◆ **Goal**:
Locate each line holding the string "chart" and copy it.

◆ **Data excerpts**:
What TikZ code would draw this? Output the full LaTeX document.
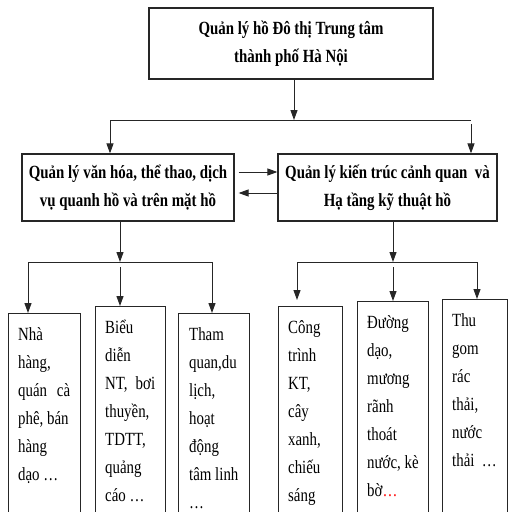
\documentclass[tikz,border=0pt]{standalone}
\usepackage{fontspec}
\setmainfont{Liberation Serif}[FakeStretch=0.8]
\usetikzlibrary{arrows.meta}
\begin{document}
\begin{tikzpicture}[x=1pt,y=-1pt,
  box/.style={draw=black!85, line width=1.2pt, inner sep=0pt},
  head/.style={box, font=\bfseries\fontsize{18.6}{28}\selectfont, align=center},
  leaf/.style={box, minimum height=260pt, anchor=north west},
  leaftext/.style={anchor=base west, inner sep=0pt, font=\fontsize{18.6}{28}\selectfont},
  link/.style={line width=1pt, draw=black!85},
  arr/.style={link, -{Triangle[length=10pt,width=7pt]}}
]
\useasboundingbox (0,0) rectangle (509,512);
\clip (0,0) rectangle (509,512);
\fill[white] (0,0) rectangle (509,512);

% top level
\node[head, minimum width=284pt, minimum height=71pt] (top) at (291,43.5)
  {Quản lý hồ Đô thị Trung tâm\\thành phố Hà Nội};

% second level
\node[head, minimum width=212pt, minimum height=67pt] (cul) at (128,187.5)
  {Quản lý văn hóa, thể thao, dịch\\vụ quanh hồ và trên mặt hồ};
\node[head, minimum width=219pt, minimum height=67pt] (arc) at (387.5,187.5)
  {Quản lý kiến trúc cảnh quan\ \ và\\Hạ tầng kỹ thuật hồ};

% leaf boxes
\node[leaf, minimum width=72pt] (l1) at (8,313) {};
\node[leaf, minimum width=70pt] (l2) at (95,306) {};
\node[leaf, minimum width=71pt] (l3) at (178,313) {};
\node[leaf, minimum width=64pt] (l4) at (278,306) {};
\node[leaf, minimum width=71pt] (l5) at (357,301) {};
\node[leaf, minimum width=65pt] (l6) at (442,299) {};

% leaf texts
\node[leaftext] (t1) at (18,340) {\parbox[t]{52pt}{Nhà\\hàng,\\quán\hfill cà\\phê, bán\\hàng\\dạo …}};
\node[leaftext] (t2) at (105,333) {\parbox[t]{50pt}{Biểu\\diễn\\NT,\hfill bơi\\thuyền,\\TDTT,\\quảng\\cáo …}};
\node[leaftext] (t3) at (189,340) {\parbox[t]{52pt}{Tham\\quan,du\\lịch,\\hoạt\\động\\tâm linh\\…}};
\node[leaftext] (t4) at (288,333) {\parbox[t]{46pt}{Công\\trình\\KT,\\cây\\xanh,\\chiếu\\sáng}};
\node[leaftext] (t5) at (367,328) {\parbox[t]{52pt}{Đường\\dạo,\\mương\\rãnh\\thoát\\nước, kè\\bờ\textcolor{red}{…}}};
\node[leaftext] (t6) at (452,326) {\parbox[t]{48pt}{Thu\\gom\\rác\\thải,\\nước\\thải\ \ …}};

% top bus
\coordinate (jT) at (294,120);
\coordinate (bTL) at (110,120);
\coordinate (bTR) at (471,120);
\coordinate (dTR) at (471,124);
\draw[arr] (top.south -| jT) -- (jT);
\draw[link] (bTL) -- (bTR);
\draw[arr] (bTL) -- (cul.north -| bTL);
\draw[arr] (dTR) -- (arc.north -| dTR);

% links between the two second-level boxes
\draw[arr] ([xshift=4pt,yshift=15.5pt]cul.east) -- ([yshift=15.5pt]arc.west);
\draw[arr] ([yshift=-5.5pt]arc.west) -- ([xshift=4pt,yshift=-5.5pt]cul.east);

% left bus
\coordinate (jL) at (120,262);
\coordinate (bL1) at (28,262);
\coordinate (bL3) at (212,262);
\coordinate (dL2) at (120,267);
\draw[arr] (cul.south -| jL) -- (jL);
\draw[link] (bL1) -- (bL3);
\draw[arr] (bL1) -- (l1.north -| bL1);
\draw[arr] (dL2) -- (l2.north -| dL2);
\draw[arr] (bL3) -- (l3.north -| bL3);

% right bus
\coordinate (jR) at (393,262);
\coordinate (bR1) at (297,262);
\coordinate (bR3) at (477,262);
\coordinate (dR2) at (393,267);
\draw[arr] (arc.south -| jR) -- (jR);
\draw[link] (bR1) -- (bR3);
\draw[arr, shorten >=6pt] (bR1) -- (l4.north -| bR1);
\draw[arr] (dR2) -- (l5.north -| dR2);
\draw[arr] (bR3) -- (l6.north -| bR3);
\end{tikzpicture}
\end{document}
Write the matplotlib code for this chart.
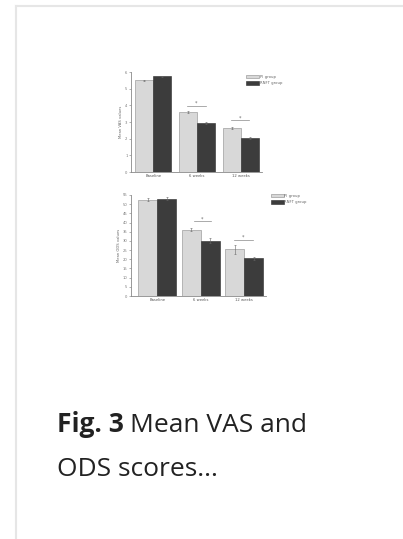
import matplotlib
matplotlib.use("Agg")
import matplotlib.pyplot as plt
from matplotlib.lines import Line2D
import numpy as np

categories = ["Baseline", "6 weeks", "12 weeks"]
groups = ["PI group", "RNFT group"]

vas_g1 = [5.50, 3.62, 2.66]
vas_g2 = [5.75, 2.95, 2.03]
vas_g1_err = [0.05, 0.06, 0.07]
vas_g2_err = [0.04, 0.07, 0.06]

ods_g1 = [52.3, 36.2, 25.5]
ods_g2 = [53.0, 30.1, 20.6]
ods_g1_err = [0.8, 1.0, 2.5]
ods_g2_err = [0.8, 1.5, 0.8]

vas_ticks = [0, 1, 2, 3, 4, 5, 6]
ods_ticks = list(range(0, 60, 5))

W, H = 403, 539
fig = plt.figure(figsize=(W / 100, H / 100), dpi=100)
fig.patch.set_facecolor("white")

# card border lines
fig.add_artist(Line2D([16 / W, 1.0], [1 - 6 / H, 1 - 6 / H], color="#e6e6e6", lw=1.5))
fig.add_artist(Line2D([16 / W, 16 / W], [0, 1 - 6 / H], color="#e6e6e6", lw=1.5))

light = "#d8d8d8"
dark = "#3c3c3c"
edge = "#8a8a8a"
fs = 2.7


def panel(rect, g1, g2, e1, e2, ticks, ylabel, xlim, width, sig, legend_pos):
    ax = fig.add_axes(rect)
    x = np.arange(len(categories))
    ax.bar(x - width / 2, g1, width, color=light, edgecolor=edge, linewidth=0.4,
           yerr=e1, error_kw=dict(ecolor="#666666", elinewidth=0.4, capsize=1.0, capthick=0.4),
           label=groups[0])
    ax.bar(x + width / 2, g2, width, color=dark, edgecolor="#2a2a2a", linewidth=0.4,
           yerr=e2, error_kw=dict(ecolor="#666666", elinewidth=0.4, capsize=1.0, capthick=0.4),
           label=groups[1])
    ax.set_xlim(*xlim)
    ax.set_ylim(ticks[0], ticks[-1])
    ax.set_yticks(ticks)
    ax.set_yticklabels([str(t) for t in ticks], fontsize=fs, color="#555555")
    ax.set_xticks(x)
    ax.set_xticklabels(categories, fontsize=fs, color="#555555")
    ax.tick_params(axis="y", length=1.5, width=0.4, pad=1, colors="#777777")
    ax.tick_params(axis="x", length=0, pad=1.5)
    for s in ["top", "right"]:
        ax.spines[s].set_visible(False)
    for s in ["left", "bottom"]:
        ax.spines[s].set_linewidth(0.6)
        ax.spines[s].set_color("#888888")
    ax.set_ylabel(ylabel, fontsize=fs, color="#666666", labelpad=1.5)
    for (xa, xb, yv) in sig:
        ax.plot([xa, xb], [yv, yv], color="#888888", lw=0.5, clip_on=False)
        ax.text((xa + xb) / 2, yv, "*", fontsize=3.5, color="#666666",
                ha="center", va="bottom")
    ax.legend(loc="upper left", bbox_to_anchor=legend_pos, bbox_transform=fig.transFigure,
              fontsize=fs, frameon=False, handlelength=3.4, handleheight=0.9,
              labelspacing=0.6, handletextpad=0.2, borderaxespad=0, borderpad=0,
              labelcolor="#666666")
    return ax


panel([131 / W, 1 - 172 / H, (262 - 131) / W, (172 - 72) / H],
      vas_g1, vas_g2, vas_g1_err, vas_g2_err, vas_ticks, "Mean VAS values",
      (-0.51, 2.49), 0.41,
      [(0.77, 1.21, 3.96), (1.79, 2.19, 3.10)],
      (246 / W, 1 - 75 / H))

panel([131 / W, 1 - 296 / H, (266 - 131) / W, (296 - 195) / H],
      ods_g1, ods_g2, ods_g1_err, ods_g2_err, ods_ticks, "Mean ODS values",
      (-0.6, 2.5), 0.44,
      [(0.84, 1.23, 40.8), (1.77, 2.2, 30.5)],
      (271 / W, 1 - 194 / H))

cap_font = ["Open Sans", "DejaVu Sans"]
cap_fs = 19
t1 = fig.text(57 / W, 1 - 432 / H, "Fig. 3", fontsize=cap_fs, fontweight="bold",
              family=cap_font, color="#222222", va="baseline")
fig.canvas.draw()
r = fig.canvas.get_renderer()
bb = t1.get_window_extent(renderer=r)
fig.text((bb.x1 + 6) / W, 1 - 432 / H, "Mean VAS and", fontsize=cap_fs,
         family=cap_font, color="#222222", va="baseline")
fig.text(57 / W, 1 - 476 / H, "ODS scores...", fontsize=cap_fs,
         family=cap_font, color="#222222", va="baseline")

fig.savefig("out.png", dpi=100, facecolor="white")
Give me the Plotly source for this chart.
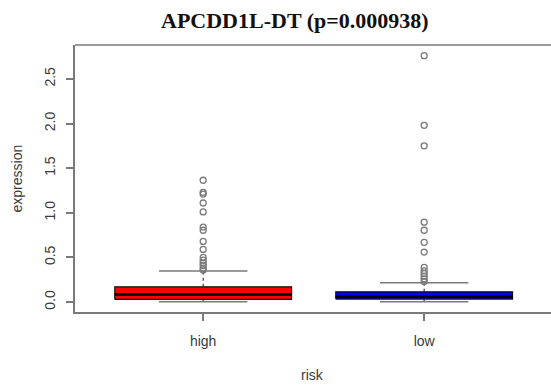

◆ **Answer**:
Write the matplotlib code for this chart.
Give me the Plotly source for this chart.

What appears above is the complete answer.